If balance is not achieved, you may need to re-specify your propensity score model by adding interaction or polynomial terms before proceeding to estimate treatment effects.

Matching Algorithms and Estimating the Treatment Effect

Once you have scores and have verified balance, you match each treated individual to one or more untreated individuals with a similar propensity score. Different algorithms handle this:

  • Nearest Neighbor Matching: Pairs each treated individual with the untreated individual whose score is closest. You can match with or without replacement.
  • Caliper Matching: Imposes a tolerance level on the maximum score distance allowed for a match (e.g., 0.2 standard deviations of the logit of the propensity score). This avoids poor matches.
  • Stratification (Subclassification): Divides the sample into strata (e.g., quintiles) based on the propensity score and calculates the treatment effect within each stratum before averaging.
  • Kernel Matching: Uses a weighted average of all control participants, with weights inversely proportional to the distance from the treated individual's score.

After creating the matched sample, the Average Treatment Effect on the Treated (ATT) is estimated simply as the mean difference in outcomes between the treated and their matched controls. This is the effect for those who actually received the treatment. Standard errors must account for the matching process, often via bootstrapping.

Reporting, Sensitivity Analysis, and Critical Assumptions

A robust PSM analysis does not end with the ATT estimate. You must transparently report the matching process, show balance tables for key covariates before and after matching, and, most importantly, conduct sensitivity analyses.

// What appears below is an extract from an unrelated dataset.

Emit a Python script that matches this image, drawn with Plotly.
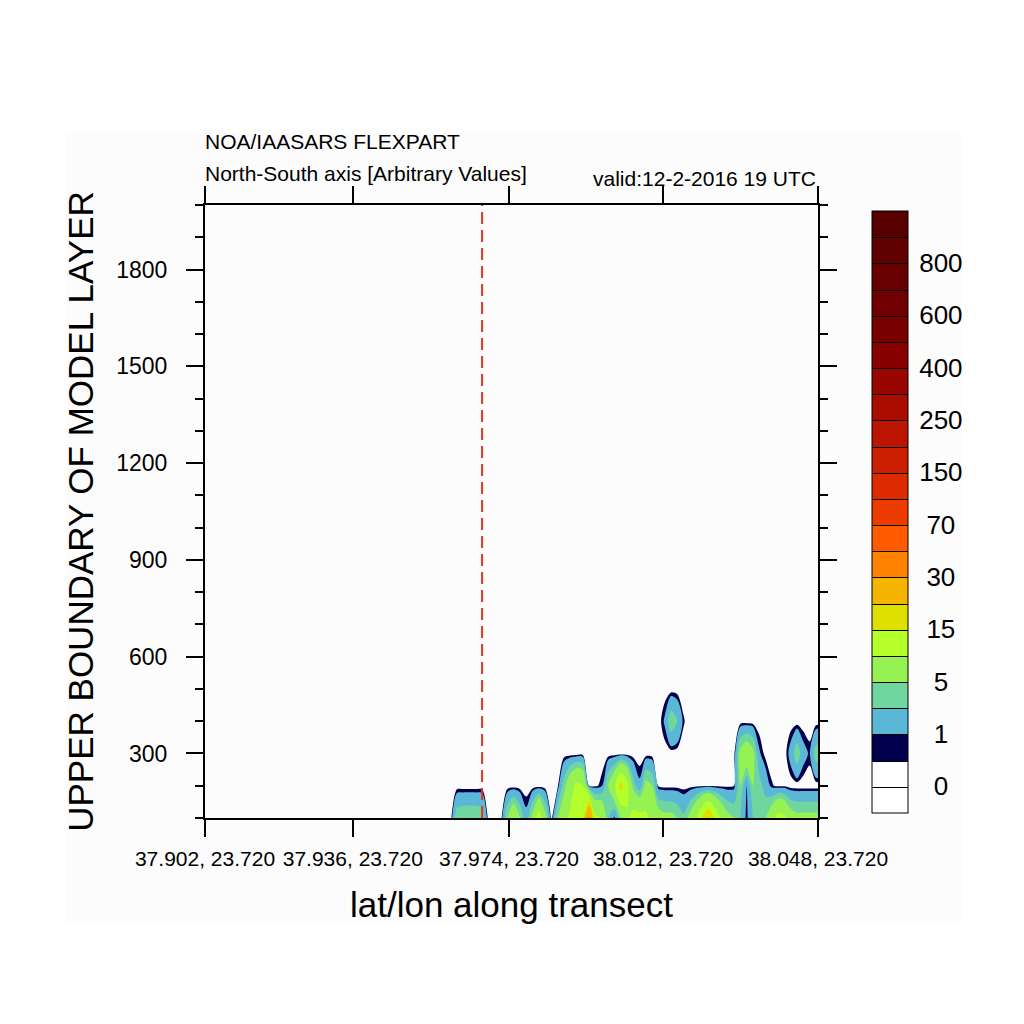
import numpy as np
import plotly.graph_objects as go

# FLEXPART vertical cross-section along a N-S transect (lon 23.720)
# concentration levels used for the shading and the colour of each band
levels = [0, 0.5, 1, 3, 5, 10, 15, 20, 30, 50, 70, 100, 150, 200, 250,
          300, 400, 500, 600, 700, 800, 900]
band_colors = ["#FFFFFF", "#FFFFFF", "#02004C", "#5AB8D6", "#6FD6A0", "#95F252",
               "#B5FF2A", "#E0E000", "#F5B400", "#FF8200", "#FF5A00", "#EE3C00",
               "#DD2A00", "#CC1E00", "#BB1400", "#AA0C00", "#990600", "#880000",
               "#7A0000", "#700000", "#680000", "#600000", "#580000"]
cbar_labels = ["0", "1", "5", "15", "30", "70", "150", "250", "400", "600", "800"]

# labelled transect points: printed lat/lon and the lat where each one sits
tick_text_lat = [37.902, 37.936, 37.974, 38.012, 38.048]
tick_lat = [37.902, 37.9372, 37.9744, 38.0111, 38.048]
lon_transect = 23.720
source_lat = 37.968  # dashed marker

# transect sampling (every 0.0015 deg lat), only the part that holds particles
transect_lat = np.round(37.959 + 0.0015 * np.arange(61), 4)
layer_top = [100, 200, 300, 400, 500]

conc_100 = [0, 0, 4.5, 4.8, 4.9, 4.8, 4.5, 0, 0, 0,
            5, 9, 5, 1.5, 6, 13, 6, 0, 5, 8,
            11, 13, 14, 32, 11, 10, 3, 0.6, 5, 9,
            12, 12, 11, 8, 7, 6, 6, 5, 3.5, 6,
            10, 16, 21, 14, 9, 6, 5, 3, 0.6, 3,
            4.5, 5, 8, 12, 11, 7, 6, 6, 6, 6,
            6]
conc_200 = [0, 0, 0, 0, 0, 0, 0, 0, 0, 0,
            0, 0, 0, 0, 0, 0, 0, 0, 0.3, 4,
            8, 11, 10, 0.3, 0.3, 0.8, 5, 9, 17, 12,
            4, 1.3, 6, 5, 0.3, 0.2, 0.2, 0.2, 0.1, 0.2,
            0.3, 0.3, 0.3, 0.3, 0.3, 0.3, 0.5, 5, 0.8, 5,
            4, 2, 0.6, 0.3, 0.3, 0, 0, 0, 0, 0,
            0]
conc_300 = [0, 0, 0, 0, 0, 0, 0, 0, 0, 0,
            0, 0, 0, 0, 0, 0, 0, 0, 0, 0,
            0, 0, 0, 0, 0, 0, 0, 0, 0, 0,
            0, 0, 0, 0, 0, 0, 0, 0, 0, 0,
            0, 0, 0, 0, 0, 0, 0, 6, 8, 6,
            1.2, 0.2, 0, 0, 0, 1.6, 4.5, 1.6, 0.8, 4,
            4.2]
conc_400 = [0, 0, 0, 0, 0, 0, 0, 0, 0, 0,
            0, 0, 0, 0, 0, 0, 0, 0, 0, 0,
            0, 0, 0, 0, 0, 0, 0, 0, 0, 0,
            0, 0, 0, 0, 0, 1.2, 4.5, 3.0, 0.6, 0,
            0, 0, 0, 0, 0, 0, 0, 0, 0, 0,
            0, 0, 0, 0, 0, 0, 0, 0, 0, 0,
            0]
conc_500 = [0] * 61

conc = np.array([conc_100, conc_200, conc_300, conc_400, conc_500])

FONT = "Liberation Sans, Arial, Helvetica, sans-serif"

fig = go.Figure()

# ── shaded bands: one constraint contour per level, stacked upwards ──
# (plotly shades the region that breaks the constraint, so "<" shades z >= level)
for lev, col in zip(levels[1:], band_colors[2:]):
    if conc.max() <= lev:
        break
    fig.add_trace(go.Contour(
        x=transect_lat, y=layer_top, z=conc,
        contours=dict(type="constraint", operation="<", value=lev),
        fillcolor=col, line=dict(width=0, smoothing=0.8),
        showscale=False, showlegend=False, hoverinfo="skip",
    ))

# ── colour bar: equal boxes per level, fed by a trace kept off the axes ──
n_bands = len(band_colors)
cscale = [[i / (n_bands - 1), c] for i, c in enumerate(band_colors)]
tick_idx = [levels.index(float(t)) + 1 for t in cbar_labels]
pad = {1: "\u00a0\u00a0", 2: "\u00a0", 3: ""}
fig.add_trace(go.Contour(
    x=[37.80, 37.81], y=[100, 200], z=[[1, len(levels)], [1, len(levels)]],
    autocontour=False, zauto=False, zmin=0, zmax=len(levels) + 1,
    contours=dict(start=1, end=len(levels), size=1, coloring="fill", showlines=True),
    colorscale=cscale, line=dict(color="black", width=1),
    hoverinfo="skip",
    colorbar=dict(
        x=1.088, xanchor="left", xpad=0, y=0.5, yanchor="middle", ypad=0,
        len=0.982, lenmode="fraction", thickness=36,
        outlinewidth=1, outlinecolor="black",
        tickmode="array", tickvals=tick_idx,
        ticktext=[pad[len(t)] + t for t in cbar_labels],
        ticks="outside", ticklen=6, tickcolor="rgba(0,0,0,0)",
        tickfont=dict(family=FONT, size=26, color="black"),
    ),
))

fig.add_vline(x=source_lat, line=dict(color="#E0341E", width=2, dash="12px,6px"))

# faint page frame behind the plot
fig.add_shape(type="rect", xref="paper", yref="paper",
              x0=-0.225, x1=1.235, y0=-0.17, y1=1.1175,
              fillcolor="#FCFCFC", line=dict(width=0), layer="below")

fig.add_annotation(text="NOA/IAASARS FLEXPART", xref="paper", yref="paper",
                   x=-0.004, y=1.103, xanchor="left", yanchor="middle", showarrow=False,
                   font=dict(family=FONT, size=21, color="black"))
fig.add_annotation(text="North-South axis [Arbitrary Values]", xref="paper", yref="paper",
                   x=-0.004, y=1.052, xanchor="left", yanchor="middle", showarrow=False,
                   font=dict(family=FONT, size=21, color="black"))
fig.add_annotation(text="valid:12-2-2016 19 UTC", xref="paper", yref="paper",
                   x=1, y=1.044, xanchor="right", yanchor="middle", showarrow=False,
                   font=dict(family=FONT, size=21, color="black"))

fig.update_xaxes(
    range=[tick_lat[0], tick_lat[-1]],
    tickmode="array", tickvals=tick_lat,
    ticktext=[f"{la:.3f}, {lon_transect:.3f}" for la in tick_text_lat],
    ticks="outside", ticklen=17, tickwidth=2, tickcolor="black",
    showline=True, linewidth=2, linecolor="black", mirror="ticks",
    showgrid=False, zeroline=False, ticklabelstandoff=4,
    tickfont=dict(family=FONT, size=21, color="black"),
    title=dict(text="lat/lon along transect", standoff=23,
               font=dict(family=FONT, size=35, color="black")),
)
fig.update_yaxes(
    range=[100, 2000], tick0=0, dtick=300,
    ticks="outside", ticklen=17, tickwidth=2, tickcolor="black",
    minor=dict(tick0=0, dtick=100, ticks="outside", ticklen=8,
               tickwidth=2, tickcolor="black"),
    showline=True, linewidth=2, linecolor="black", mirror="ticks",
    showgrid=False, zeroline=False, ticklabelstandoff=14,
    tickfont=dict(family=FONT, size=23, color="black"),
    title=dict(text="UPPER BOUNDARY OF MODEL LAYER", standoff=12,
               font=dict(family=FONT, size=35, color="black")),
)

# the page body adds an 8 px offset, so the left/top margins are 8 px smaller
fig.update_layout(
    width=1024, height=1024, autosize=False,
    margin=dict(l=197, r=214, t=197, b=214),
    paper_bgcolor="white", plot_bgcolor="white",
    showlegend=False,
    font=dict(family=FONT, color="black"),
)

fig.write_html("out.html")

PSM rests on two critical assumptions. The first is ignorability (or unconfoundedness), which states that all relevant confounders are observed and included in the propensity score model. The second is overlap, meaning every individual has a non-zero probability of receiving either treatment (common support). The ignorability assumption is untestable. Sensitivity analysis probes how strong an unmeasured confounder would need to be to nullify your significant result, providing a measure of the finding's robustness.

Common Pitfalls

  1. Matching on the Propensity Score Alone and Calling it a Day: Failing to check and report covariate balance is a cardinal sin. The propensity score is a means to achieve balance, not an end in itself. Always present pre-match and post-match balance statistics.
  2. Incorrect Propensity Score Model Specification: Including post-treatment variables or excluding important confounders invalidates the analysis. Use subject-matter knowledge to build the model, not stepwise automatic selection.
  3. Ignoring the Common Support Region: Attempting to estimate effects for treated individuals who have no comparable controls in the data (i.e., outside the region of overlap) leads to extrapolation and biased estimates. Always visualize and restrict analysis to the region of common support.
  4. Misinterpreting the Result as Proof of Causality: PSM reduces bias from observed confounders. It is not a magic bullet for causality. Your conclusion is only as good as the data and theory that went into the model. Always clearly state the assumption of no unmeasured confounding as a major limitation.

Summary

  • Propensity score matching reduces selection bias in observational studies by matching treated and control units on their probability of receiving treatment, creating a more apples-to-apples comparison.
  • The propensity score is typically estimated via logistic regression using all relevant pre-treatment confounders, and its success is validated by checking covariate balance (e.g., Standardized Mean Differences < 0.1) after matching.
  • Different matching algorithms (nearest neighbor, caliper, kernel) can be used to form the matched sample, from which the Average Treatment Effect on the Treated (ATT) is calculated.
  • The validity of PSM depends on the strong ignorability assumption (no unmeasured confounding). Therefore, sensitivity analysis is essential to assess how vulnerable the results are to a potential hidden bias.
  • PSM is a powerful tool for improving causal inference from non-experimental data, but it requires careful execution, transparent reporting, and a sober understanding of its limitations.